***** SOURCE RECORDS *****

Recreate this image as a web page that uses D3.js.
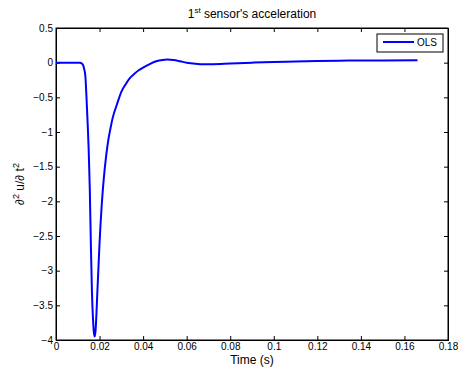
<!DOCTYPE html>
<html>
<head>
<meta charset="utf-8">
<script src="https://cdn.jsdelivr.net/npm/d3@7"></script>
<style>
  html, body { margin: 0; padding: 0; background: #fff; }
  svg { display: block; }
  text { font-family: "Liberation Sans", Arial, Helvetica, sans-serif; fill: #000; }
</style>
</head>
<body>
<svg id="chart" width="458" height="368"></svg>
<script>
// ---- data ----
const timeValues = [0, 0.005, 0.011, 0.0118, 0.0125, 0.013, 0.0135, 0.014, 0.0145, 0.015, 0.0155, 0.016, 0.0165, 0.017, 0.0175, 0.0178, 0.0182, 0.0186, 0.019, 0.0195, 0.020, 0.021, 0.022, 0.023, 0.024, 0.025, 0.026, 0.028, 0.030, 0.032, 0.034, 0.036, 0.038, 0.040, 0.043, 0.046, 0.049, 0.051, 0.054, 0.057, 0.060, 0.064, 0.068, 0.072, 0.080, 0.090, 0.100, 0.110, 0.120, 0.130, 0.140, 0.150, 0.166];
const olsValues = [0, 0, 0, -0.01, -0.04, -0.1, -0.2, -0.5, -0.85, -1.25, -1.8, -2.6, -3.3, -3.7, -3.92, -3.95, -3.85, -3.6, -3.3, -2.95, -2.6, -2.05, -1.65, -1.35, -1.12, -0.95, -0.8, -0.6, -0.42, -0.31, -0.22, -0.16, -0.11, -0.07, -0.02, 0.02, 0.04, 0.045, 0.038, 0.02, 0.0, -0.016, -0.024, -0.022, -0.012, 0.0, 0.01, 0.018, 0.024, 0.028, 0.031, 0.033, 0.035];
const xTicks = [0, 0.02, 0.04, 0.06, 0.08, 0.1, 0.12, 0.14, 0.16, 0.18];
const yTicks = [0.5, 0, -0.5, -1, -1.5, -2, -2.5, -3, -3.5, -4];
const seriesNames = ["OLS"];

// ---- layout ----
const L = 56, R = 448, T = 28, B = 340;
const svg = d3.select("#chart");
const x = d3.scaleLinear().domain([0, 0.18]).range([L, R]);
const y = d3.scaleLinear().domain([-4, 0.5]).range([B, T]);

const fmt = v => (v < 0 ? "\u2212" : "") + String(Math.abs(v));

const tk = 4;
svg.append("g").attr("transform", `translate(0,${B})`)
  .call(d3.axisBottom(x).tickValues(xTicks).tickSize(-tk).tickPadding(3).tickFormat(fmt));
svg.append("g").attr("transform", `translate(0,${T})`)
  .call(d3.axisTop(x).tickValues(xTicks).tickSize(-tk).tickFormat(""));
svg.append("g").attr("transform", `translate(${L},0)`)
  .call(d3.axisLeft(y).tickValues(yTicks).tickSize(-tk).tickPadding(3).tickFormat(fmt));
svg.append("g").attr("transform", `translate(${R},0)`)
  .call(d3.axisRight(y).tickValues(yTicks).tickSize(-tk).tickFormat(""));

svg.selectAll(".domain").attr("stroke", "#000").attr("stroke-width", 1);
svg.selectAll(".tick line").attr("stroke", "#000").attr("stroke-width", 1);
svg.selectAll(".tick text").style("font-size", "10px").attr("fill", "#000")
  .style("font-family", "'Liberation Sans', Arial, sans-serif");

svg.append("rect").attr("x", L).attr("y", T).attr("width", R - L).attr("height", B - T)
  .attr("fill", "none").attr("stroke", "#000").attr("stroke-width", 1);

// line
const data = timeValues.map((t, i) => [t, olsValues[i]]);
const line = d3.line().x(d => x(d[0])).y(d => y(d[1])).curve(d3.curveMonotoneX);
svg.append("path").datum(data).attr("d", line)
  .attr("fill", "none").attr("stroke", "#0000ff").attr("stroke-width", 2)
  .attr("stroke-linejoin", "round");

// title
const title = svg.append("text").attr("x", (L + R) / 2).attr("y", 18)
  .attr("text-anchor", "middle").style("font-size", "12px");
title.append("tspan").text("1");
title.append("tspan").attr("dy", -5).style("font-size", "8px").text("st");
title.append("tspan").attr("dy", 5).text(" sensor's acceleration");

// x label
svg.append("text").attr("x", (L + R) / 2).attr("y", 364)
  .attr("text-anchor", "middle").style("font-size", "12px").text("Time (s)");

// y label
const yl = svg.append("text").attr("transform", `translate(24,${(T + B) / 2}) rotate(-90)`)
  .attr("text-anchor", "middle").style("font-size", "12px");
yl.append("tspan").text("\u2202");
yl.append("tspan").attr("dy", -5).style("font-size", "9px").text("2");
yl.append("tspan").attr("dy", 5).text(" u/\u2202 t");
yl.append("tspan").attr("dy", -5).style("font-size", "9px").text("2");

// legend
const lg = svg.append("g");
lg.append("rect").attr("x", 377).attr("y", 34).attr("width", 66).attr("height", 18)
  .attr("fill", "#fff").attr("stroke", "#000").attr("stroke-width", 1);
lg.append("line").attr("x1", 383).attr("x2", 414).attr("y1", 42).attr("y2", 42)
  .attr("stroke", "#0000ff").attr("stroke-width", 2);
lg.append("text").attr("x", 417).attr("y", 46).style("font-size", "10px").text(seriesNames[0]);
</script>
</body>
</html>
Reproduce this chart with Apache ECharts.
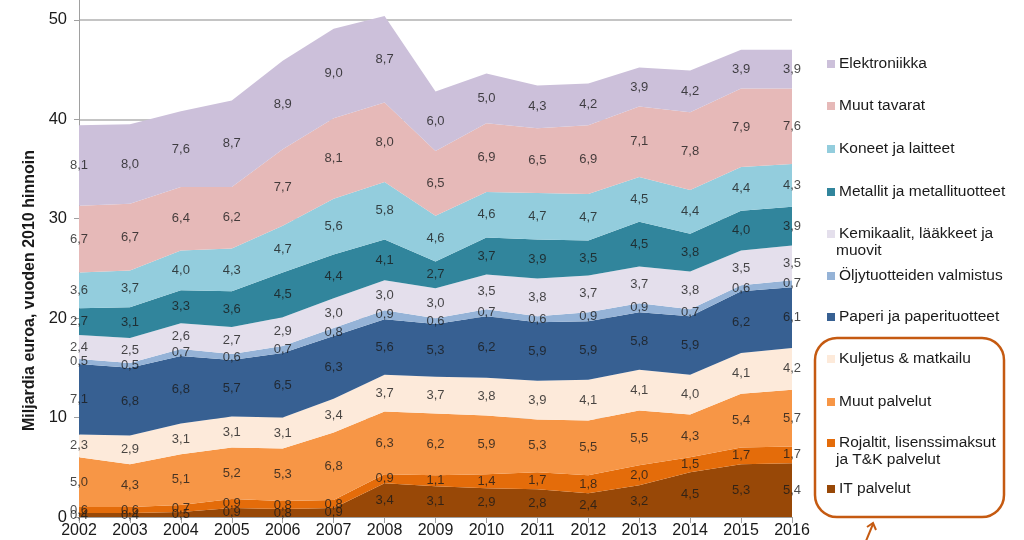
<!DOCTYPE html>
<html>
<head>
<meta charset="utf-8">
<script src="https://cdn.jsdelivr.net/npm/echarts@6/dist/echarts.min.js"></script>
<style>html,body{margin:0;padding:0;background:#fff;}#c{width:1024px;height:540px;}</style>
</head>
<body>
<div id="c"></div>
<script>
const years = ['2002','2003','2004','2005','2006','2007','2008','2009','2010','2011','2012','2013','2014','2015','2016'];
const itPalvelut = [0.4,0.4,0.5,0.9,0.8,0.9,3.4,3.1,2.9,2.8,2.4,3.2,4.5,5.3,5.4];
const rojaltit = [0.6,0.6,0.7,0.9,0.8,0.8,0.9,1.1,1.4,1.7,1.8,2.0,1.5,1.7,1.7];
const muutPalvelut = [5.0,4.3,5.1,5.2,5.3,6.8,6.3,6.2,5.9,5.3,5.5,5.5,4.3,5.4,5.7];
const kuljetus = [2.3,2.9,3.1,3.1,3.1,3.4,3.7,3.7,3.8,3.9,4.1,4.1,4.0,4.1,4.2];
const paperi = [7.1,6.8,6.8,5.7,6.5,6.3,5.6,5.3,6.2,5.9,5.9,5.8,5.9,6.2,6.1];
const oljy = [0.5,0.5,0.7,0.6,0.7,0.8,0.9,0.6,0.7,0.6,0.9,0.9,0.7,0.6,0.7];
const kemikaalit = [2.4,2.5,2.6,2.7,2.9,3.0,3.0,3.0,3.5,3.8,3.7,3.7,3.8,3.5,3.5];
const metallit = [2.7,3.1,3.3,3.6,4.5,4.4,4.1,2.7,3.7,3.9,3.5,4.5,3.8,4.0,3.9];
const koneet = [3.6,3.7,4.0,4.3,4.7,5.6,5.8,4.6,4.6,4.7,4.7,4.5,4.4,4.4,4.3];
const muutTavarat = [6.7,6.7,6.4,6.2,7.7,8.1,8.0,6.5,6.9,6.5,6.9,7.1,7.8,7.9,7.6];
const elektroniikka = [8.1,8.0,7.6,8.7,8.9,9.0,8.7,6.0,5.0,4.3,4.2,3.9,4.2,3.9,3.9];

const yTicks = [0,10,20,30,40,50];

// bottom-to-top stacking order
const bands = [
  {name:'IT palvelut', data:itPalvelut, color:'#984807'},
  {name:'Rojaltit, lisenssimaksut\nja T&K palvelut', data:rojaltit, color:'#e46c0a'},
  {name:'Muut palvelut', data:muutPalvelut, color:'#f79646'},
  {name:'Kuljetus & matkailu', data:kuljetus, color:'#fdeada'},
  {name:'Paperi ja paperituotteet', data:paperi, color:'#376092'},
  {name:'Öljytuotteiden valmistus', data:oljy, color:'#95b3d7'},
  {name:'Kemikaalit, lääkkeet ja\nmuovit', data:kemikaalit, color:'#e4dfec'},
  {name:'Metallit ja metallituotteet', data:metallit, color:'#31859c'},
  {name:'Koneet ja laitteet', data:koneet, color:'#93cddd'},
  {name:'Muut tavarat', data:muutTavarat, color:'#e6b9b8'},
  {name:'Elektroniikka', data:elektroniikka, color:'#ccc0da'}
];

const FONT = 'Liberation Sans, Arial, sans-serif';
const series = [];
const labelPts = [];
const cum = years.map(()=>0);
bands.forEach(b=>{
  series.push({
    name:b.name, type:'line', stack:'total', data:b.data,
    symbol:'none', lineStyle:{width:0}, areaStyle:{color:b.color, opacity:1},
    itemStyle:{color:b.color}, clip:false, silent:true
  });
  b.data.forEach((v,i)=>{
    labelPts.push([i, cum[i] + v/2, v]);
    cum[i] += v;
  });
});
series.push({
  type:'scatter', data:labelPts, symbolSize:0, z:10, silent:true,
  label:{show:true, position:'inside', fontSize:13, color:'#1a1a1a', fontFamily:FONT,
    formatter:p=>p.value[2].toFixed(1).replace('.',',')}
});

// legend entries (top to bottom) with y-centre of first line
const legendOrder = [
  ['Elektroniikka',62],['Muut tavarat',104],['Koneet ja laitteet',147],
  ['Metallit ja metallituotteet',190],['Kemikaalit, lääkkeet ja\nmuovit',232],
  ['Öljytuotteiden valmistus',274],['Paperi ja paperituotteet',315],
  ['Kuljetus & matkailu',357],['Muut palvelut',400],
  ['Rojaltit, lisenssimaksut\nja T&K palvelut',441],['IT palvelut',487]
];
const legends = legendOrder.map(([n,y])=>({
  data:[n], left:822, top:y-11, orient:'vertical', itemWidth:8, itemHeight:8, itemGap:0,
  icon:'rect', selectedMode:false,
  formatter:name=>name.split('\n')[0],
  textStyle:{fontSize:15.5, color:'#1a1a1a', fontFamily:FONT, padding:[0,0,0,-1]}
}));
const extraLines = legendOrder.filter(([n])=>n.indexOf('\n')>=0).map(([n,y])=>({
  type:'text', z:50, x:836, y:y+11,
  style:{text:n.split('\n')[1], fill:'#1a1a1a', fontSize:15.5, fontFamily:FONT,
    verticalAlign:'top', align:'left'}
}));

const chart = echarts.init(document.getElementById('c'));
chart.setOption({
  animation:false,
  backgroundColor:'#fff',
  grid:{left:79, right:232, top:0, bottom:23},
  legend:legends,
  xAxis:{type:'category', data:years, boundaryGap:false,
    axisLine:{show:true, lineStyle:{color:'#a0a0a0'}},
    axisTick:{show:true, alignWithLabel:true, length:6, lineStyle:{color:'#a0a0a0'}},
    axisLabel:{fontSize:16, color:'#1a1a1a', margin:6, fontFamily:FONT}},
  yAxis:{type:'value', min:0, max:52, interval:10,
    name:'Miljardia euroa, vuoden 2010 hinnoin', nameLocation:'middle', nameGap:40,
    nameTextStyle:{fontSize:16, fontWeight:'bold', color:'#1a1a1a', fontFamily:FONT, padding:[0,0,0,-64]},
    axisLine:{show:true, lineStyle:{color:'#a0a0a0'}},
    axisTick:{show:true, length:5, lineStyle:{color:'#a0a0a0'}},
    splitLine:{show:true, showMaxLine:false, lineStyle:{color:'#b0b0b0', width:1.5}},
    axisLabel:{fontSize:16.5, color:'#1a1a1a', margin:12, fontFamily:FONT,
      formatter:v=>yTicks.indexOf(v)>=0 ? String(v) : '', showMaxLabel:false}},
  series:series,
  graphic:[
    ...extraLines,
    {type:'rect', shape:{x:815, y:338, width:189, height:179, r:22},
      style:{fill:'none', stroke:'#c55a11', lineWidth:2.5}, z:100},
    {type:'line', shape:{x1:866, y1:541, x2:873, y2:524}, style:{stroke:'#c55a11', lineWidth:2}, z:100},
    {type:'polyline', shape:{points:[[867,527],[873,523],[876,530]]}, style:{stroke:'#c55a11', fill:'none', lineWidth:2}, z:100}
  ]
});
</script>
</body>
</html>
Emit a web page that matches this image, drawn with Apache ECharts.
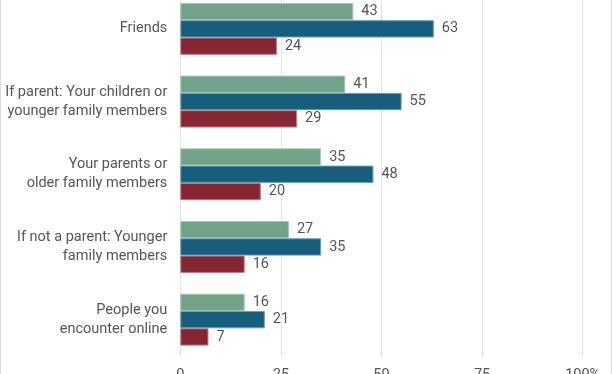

*****

Set the lines above down again, word for word, from the first through the one containing "const y = d3.scaleLinear().domain([-4, 0.5]).range([B, T]);"; pictures excluded.

**WRITTEN SOLUTION:**
Recreate this image as a web page that uses D3.js.
<!DOCTYPE html>
<html>
<head>
<meta charset="utf-8">
<script src="https://cdn.jsdelivr.net/npm/d3@7"></script>
<style>
  html, body { margin: 0; padding: 0; background: #fff; }
  svg { display: block; }
  text { font-family: "Liberation Sans", Arial, Helvetica, sans-serif; fill: #000; }
</style>
</head>
<body>
<svg id="chart" width="458" height="368"></svg>
<script>
// ---- data ----
const timeValues = [0, 0.005, 0.011, 0.0118, 0.0125, 0.013, 0.0135, 0.014, 0.0145, 0.015, 0.0155, 0.016, 0.0165, 0.017, 0.0175, 0.0178, 0.0182, 0.0186, 0.019, 0.0195, 0.020, 0.021, 0.022, 0.023, 0.024, 0.025, 0.026, 0.028, 0.030, 0.032, 0.034, 0.036, 0.038, 0.040, 0.043, 0.046, 0.049, 0.051, 0.054, 0.057, 0.060, 0.064, 0.068, 0.072, 0.080, 0.090, 0.100, 0.110, 0.120, 0.130, 0.140, 0.150, 0.166];
const olsValues = [0, 0, 0, -0.01, -0.04, -0.1, -0.2, -0.5, -0.85, -1.25, -1.8, -2.6, -3.3, -3.7, -3.92, -3.95, -3.85, -3.6, -3.3, -2.95, -2.6, -2.05, -1.65, -1.35, -1.12, -0.95, -0.8, -0.6, -0.42, -0.31, -0.22, -0.16, -0.11, -0.07, -0.02, 0.02, 0.04, 0.045, 0.038, 0.02, 0.0, -0.016, -0.024, -0.022, -0.012, 0.0, 0.01, 0.018, 0.024, 0.028, 0.031, 0.033, 0.035];
const xTicks = [0, 0.02, 0.04, 0.06, 0.08, 0.1, 0.12, 0.14, 0.16, 0.18];
const yTicks = [0.5, 0, -0.5, -1, -1.5, -2, -2.5, -3, -3.5, -4];
const seriesNames = ["OLS"];

// ---- layout ----
const L = 56, R = 448, T = 28, B = 340;
const svg = d3.select("#chart");
const x = d3.scaleLinear().domain([0, 0.18]).range([L, R]);
const y = d3.scaleLinear().domain([-4, 0.5]).range([B, T]);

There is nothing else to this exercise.